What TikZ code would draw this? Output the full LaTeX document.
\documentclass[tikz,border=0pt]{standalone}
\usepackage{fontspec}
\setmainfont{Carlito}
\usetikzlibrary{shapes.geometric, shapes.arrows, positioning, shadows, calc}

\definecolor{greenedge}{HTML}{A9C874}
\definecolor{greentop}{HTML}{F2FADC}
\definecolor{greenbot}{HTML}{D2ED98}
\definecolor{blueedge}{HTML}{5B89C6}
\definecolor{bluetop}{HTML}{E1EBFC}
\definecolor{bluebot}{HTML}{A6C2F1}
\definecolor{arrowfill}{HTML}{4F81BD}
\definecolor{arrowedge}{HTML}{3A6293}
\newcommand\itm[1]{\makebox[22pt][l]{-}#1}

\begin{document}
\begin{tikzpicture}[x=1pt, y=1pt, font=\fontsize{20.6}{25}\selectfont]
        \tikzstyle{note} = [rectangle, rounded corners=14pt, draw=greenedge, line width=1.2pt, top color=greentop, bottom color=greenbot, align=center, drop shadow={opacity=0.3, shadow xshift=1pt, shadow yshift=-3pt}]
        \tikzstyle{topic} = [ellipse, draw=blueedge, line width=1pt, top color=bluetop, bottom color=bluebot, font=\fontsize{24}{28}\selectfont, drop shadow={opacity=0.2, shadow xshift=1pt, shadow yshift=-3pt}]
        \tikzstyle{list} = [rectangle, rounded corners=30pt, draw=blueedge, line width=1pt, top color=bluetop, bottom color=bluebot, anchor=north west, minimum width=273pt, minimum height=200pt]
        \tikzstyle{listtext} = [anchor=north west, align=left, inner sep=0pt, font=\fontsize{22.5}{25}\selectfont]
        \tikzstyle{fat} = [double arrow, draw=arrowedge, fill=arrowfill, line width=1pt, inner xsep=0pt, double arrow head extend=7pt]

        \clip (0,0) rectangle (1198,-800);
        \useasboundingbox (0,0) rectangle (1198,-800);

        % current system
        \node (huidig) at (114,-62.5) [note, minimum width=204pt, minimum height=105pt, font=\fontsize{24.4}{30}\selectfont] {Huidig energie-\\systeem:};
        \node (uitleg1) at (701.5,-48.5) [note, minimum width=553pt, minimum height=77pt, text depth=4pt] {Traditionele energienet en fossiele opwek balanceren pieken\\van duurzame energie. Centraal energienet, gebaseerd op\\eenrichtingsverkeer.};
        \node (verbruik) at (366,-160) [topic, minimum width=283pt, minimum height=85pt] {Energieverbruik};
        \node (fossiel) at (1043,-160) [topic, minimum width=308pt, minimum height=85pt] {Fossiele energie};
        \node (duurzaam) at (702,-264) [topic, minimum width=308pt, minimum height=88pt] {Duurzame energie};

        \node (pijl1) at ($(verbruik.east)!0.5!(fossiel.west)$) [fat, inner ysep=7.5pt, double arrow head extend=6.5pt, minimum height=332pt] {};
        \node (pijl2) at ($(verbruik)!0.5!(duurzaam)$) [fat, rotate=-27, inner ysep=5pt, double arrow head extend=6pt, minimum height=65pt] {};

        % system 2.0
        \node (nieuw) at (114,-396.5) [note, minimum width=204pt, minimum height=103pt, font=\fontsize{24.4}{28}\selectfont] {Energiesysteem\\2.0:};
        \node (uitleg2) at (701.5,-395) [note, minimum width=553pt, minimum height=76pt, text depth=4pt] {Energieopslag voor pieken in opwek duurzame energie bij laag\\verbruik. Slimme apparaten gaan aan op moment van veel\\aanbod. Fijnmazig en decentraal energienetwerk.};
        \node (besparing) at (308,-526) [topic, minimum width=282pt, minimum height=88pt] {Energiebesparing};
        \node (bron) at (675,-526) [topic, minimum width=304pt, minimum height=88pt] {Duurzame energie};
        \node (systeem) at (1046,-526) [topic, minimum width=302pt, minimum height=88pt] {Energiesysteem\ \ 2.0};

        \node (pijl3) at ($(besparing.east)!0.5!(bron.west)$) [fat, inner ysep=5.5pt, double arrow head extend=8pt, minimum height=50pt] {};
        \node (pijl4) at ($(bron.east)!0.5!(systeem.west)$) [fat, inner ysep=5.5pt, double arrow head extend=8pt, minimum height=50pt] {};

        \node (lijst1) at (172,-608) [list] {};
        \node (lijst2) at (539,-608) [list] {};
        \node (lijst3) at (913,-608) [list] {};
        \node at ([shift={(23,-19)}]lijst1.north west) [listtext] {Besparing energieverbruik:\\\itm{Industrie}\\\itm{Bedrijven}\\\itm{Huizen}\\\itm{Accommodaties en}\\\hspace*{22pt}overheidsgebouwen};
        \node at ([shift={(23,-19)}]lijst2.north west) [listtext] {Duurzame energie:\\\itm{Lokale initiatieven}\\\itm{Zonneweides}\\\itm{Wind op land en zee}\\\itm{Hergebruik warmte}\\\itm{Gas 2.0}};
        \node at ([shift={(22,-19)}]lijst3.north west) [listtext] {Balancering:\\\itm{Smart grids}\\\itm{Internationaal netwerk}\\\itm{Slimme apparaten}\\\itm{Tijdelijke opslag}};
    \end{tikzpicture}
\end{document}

== == ==

* What you have to do
List each line holding the string "draw".

* Result
What TikZ code would draw this? Output the full LaTeX document.
        \tikzstyle{note} = [rectangle, rounded corners=14pt, draw=greenedge, line width=1.2pt, top color=greentop, bottom color=greenbot, align=center, drop shadow={opacity=0.3, shadow xshift=1pt, shadow yshift=-3pt}]
        \tikzstyle{topic} = [ellipse, draw=blueedge, line width=1pt, top color=bluetop, bottom color=bluebot, font=\fontsize{24}{28}\selectfont, drop shadow={opacity=0.2, shadow xshift=1pt, shadow yshift=-3pt}]
        \tikzstyle{list} = [rectangle, rounded corners=30pt, draw=blueedge, line width=1pt, top color=bluetop, bottom color=bluebot, anchor=north west, minimum width=273pt, minimum height=200pt]
        \tikzstyle{fat} = [double arrow, draw=arrowedge, fill=arrowfill, line width=1pt, inner xsep=0pt, double arrow head extend=7pt]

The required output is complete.